• _GIVEN INSTRUCTION_: Transcribe the listing below from its opening line up to and including the line that contains "(e1c.west) -- (i1c.east);"; reproduce nothing else.

------------------------------------

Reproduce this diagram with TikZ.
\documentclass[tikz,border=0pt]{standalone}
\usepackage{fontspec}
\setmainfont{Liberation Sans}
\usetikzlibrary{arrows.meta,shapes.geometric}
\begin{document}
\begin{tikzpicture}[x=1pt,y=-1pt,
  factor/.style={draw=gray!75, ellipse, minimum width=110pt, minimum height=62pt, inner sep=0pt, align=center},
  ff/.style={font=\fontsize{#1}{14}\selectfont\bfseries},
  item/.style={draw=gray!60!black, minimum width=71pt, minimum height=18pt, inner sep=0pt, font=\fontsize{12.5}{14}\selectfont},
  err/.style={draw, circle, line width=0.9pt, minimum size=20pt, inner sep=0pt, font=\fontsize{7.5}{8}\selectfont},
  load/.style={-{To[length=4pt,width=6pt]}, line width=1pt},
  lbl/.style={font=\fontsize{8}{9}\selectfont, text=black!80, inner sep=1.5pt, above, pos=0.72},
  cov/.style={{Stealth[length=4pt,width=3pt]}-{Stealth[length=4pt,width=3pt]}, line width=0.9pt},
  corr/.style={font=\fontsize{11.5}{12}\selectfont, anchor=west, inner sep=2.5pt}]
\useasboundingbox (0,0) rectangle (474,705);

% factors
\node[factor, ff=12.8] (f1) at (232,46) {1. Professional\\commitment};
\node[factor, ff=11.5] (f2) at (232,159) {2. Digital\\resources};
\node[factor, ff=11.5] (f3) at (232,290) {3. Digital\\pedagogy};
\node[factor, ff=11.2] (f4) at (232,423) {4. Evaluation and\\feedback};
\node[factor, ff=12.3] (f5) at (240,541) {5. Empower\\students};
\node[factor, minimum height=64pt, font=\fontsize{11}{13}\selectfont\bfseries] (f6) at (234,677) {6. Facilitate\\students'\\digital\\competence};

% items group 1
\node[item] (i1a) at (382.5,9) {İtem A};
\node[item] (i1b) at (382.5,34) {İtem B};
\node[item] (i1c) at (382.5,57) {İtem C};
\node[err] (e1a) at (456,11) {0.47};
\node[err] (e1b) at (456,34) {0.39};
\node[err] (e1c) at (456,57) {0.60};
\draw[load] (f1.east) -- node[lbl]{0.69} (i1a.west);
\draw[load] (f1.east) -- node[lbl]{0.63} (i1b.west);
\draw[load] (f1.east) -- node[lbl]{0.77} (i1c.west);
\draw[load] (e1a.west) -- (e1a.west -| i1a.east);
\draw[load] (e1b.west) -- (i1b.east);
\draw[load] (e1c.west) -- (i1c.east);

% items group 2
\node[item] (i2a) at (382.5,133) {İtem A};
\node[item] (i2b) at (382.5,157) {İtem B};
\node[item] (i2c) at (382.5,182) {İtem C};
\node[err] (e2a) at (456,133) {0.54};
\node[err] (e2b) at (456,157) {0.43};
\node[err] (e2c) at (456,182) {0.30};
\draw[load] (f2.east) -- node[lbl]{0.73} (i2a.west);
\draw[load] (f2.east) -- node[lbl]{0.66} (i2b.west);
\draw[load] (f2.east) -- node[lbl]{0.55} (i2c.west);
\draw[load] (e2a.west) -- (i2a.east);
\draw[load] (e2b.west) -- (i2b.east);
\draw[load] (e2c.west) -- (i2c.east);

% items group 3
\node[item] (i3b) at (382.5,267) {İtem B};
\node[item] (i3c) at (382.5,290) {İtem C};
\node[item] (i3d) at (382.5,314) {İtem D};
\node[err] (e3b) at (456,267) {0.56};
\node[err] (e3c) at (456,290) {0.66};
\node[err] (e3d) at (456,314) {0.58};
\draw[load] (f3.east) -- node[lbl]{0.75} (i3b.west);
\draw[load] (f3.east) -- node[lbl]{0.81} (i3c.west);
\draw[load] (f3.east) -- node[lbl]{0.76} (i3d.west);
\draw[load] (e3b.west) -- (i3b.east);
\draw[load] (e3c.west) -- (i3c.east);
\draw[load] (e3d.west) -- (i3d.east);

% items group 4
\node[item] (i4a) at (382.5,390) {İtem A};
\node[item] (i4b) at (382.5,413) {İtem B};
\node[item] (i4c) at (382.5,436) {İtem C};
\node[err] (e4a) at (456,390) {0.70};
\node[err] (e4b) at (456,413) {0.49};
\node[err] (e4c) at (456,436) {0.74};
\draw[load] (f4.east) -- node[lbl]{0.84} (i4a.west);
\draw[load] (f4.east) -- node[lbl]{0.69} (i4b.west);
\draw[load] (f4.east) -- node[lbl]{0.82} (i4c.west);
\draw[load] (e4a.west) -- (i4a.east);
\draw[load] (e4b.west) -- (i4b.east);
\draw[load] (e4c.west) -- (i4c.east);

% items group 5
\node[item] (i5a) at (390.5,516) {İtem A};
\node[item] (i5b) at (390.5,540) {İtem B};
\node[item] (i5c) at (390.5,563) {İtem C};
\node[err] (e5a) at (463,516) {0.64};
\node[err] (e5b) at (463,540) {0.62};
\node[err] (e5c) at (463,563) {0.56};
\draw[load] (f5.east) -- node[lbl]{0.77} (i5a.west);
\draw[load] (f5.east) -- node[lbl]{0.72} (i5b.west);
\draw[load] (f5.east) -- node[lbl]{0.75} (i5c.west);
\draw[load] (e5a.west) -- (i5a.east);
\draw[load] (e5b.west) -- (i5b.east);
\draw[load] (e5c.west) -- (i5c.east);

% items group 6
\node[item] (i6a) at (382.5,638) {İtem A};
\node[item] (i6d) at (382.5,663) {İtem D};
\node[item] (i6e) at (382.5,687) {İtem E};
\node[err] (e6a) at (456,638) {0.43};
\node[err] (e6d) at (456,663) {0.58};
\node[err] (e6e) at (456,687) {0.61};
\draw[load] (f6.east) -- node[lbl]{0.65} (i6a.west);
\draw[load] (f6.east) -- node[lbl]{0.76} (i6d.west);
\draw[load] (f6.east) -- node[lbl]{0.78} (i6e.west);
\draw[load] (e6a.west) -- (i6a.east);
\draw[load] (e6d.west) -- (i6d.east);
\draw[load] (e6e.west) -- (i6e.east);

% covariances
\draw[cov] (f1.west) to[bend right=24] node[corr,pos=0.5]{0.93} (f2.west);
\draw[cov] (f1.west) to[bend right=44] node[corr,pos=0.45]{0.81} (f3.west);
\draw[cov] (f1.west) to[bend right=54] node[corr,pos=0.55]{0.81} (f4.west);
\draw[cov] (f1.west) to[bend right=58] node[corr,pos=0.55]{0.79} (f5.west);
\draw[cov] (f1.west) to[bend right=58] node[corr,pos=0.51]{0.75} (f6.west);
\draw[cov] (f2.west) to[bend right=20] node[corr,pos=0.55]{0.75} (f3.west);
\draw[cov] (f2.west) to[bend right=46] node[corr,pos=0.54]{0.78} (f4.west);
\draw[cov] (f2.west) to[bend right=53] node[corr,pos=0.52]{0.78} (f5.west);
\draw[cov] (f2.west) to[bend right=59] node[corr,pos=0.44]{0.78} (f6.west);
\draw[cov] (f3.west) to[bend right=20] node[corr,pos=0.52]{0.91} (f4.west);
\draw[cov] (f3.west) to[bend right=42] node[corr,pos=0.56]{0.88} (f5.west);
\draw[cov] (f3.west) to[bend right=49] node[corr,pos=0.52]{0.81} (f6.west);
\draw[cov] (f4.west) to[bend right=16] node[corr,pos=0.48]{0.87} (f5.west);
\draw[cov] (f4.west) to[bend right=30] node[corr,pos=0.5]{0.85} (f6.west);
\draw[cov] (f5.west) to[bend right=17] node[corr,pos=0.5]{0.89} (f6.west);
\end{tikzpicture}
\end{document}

------------------------------------

• _WRITTEN ANSWER_:
Reproduce this diagram with TikZ.
\documentclass[tikz,border=0pt]{standalone}
\usepackage{fontspec}
\setmainfont{Liberation Sans}
\usetikzlibrary{arrows.meta,shapes.geometric}
\begin{document}
\begin{tikzpicture}[x=1pt,y=-1pt,
  factor/.style={draw=gray!75, ellipse, minimum width=110pt, minimum height=62pt, inner sep=0pt, align=center},
  ff/.style={font=\fontsize{#1}{14}\selectfont\bfseries},
  item/.style={draw=gray!60!black, minimum width=71pt, minimum height=18pt, inner sep=0pt, font=\fontsize{12.5}{14}\selectfont},
  err/.style={draw, circle, line width=0.9pt, minimum size=20pt, inner sep=0pt, font=\fontsize{7.5}{8}\selectfont},
  load/.style={-{To[length=4pt,width=6pt]}, line width=1pt},
  lbl/.style={font=\fontsize{8}{9}\selectfont, text=black!80, inner sep=1.5pt, above, pos=0.72},
  cov/.style={{Stealth[length=4pt,width=3pt]}-{Stealth[length=4pt,width=3pt]}, line width=0.9pt},
  corr/.style={font=\fontsize{11.5}{12}\selectfont, anchor=west, inner sep=2.5pt}]
\useasboundingbox (0,0) rectangle (474,705);

% factors
\node[factor, ff=12.8] (f1) at (232,46) {1. Professional\\commitment};
\node[factor, ff=11.5] (f2) at (232,159) {2. Digital\\resources};
\node[factor, ff=11.5] (f3) at (232,290) {3. Digital\\pedagogy};
\node[factor, ff=11.2] (f4) at (232,423) {4. Evaluation and\\feedback};
\node[factor, ff=12.3] (f5) at (240,541) {5. Empower\\students};
\node[factor, minimum height=64pt, font=\fontsize{11}{13}\selectfont\bfseries] (f6) at (234,677) {6. Facilitate\\students'\\digital\\competence};

% items group 1
\node[item] (i1a) at (382.5,9) {İtem A};
\node[item] (i1b) at (382.5,34) {İtem B};
\node[item] (i1c) at (382.5,57) {İtem C};
\node[err] (e1a) at (456,11) {0.47};
\node[err] (e1b) at (456,34) {0.39};
\node[err] (e1c) at (456,57) {0.60};
\draw[load] (f1.east) -- node[lbl]{0.69} (i1a.west);
\draw[load] (f1.east) -- node[lbl]{0.63} (i1b.west);
\draw[load] (f1.east) -- node[lbl]{0.77} (i1c.west);
\draw[load] (e1a.west) -- (e1a.west -| i1a.east);
\draw[load] (e1b.west) -- (i1b.east);
\draw[load] (e1c.west) -- (i1c.east);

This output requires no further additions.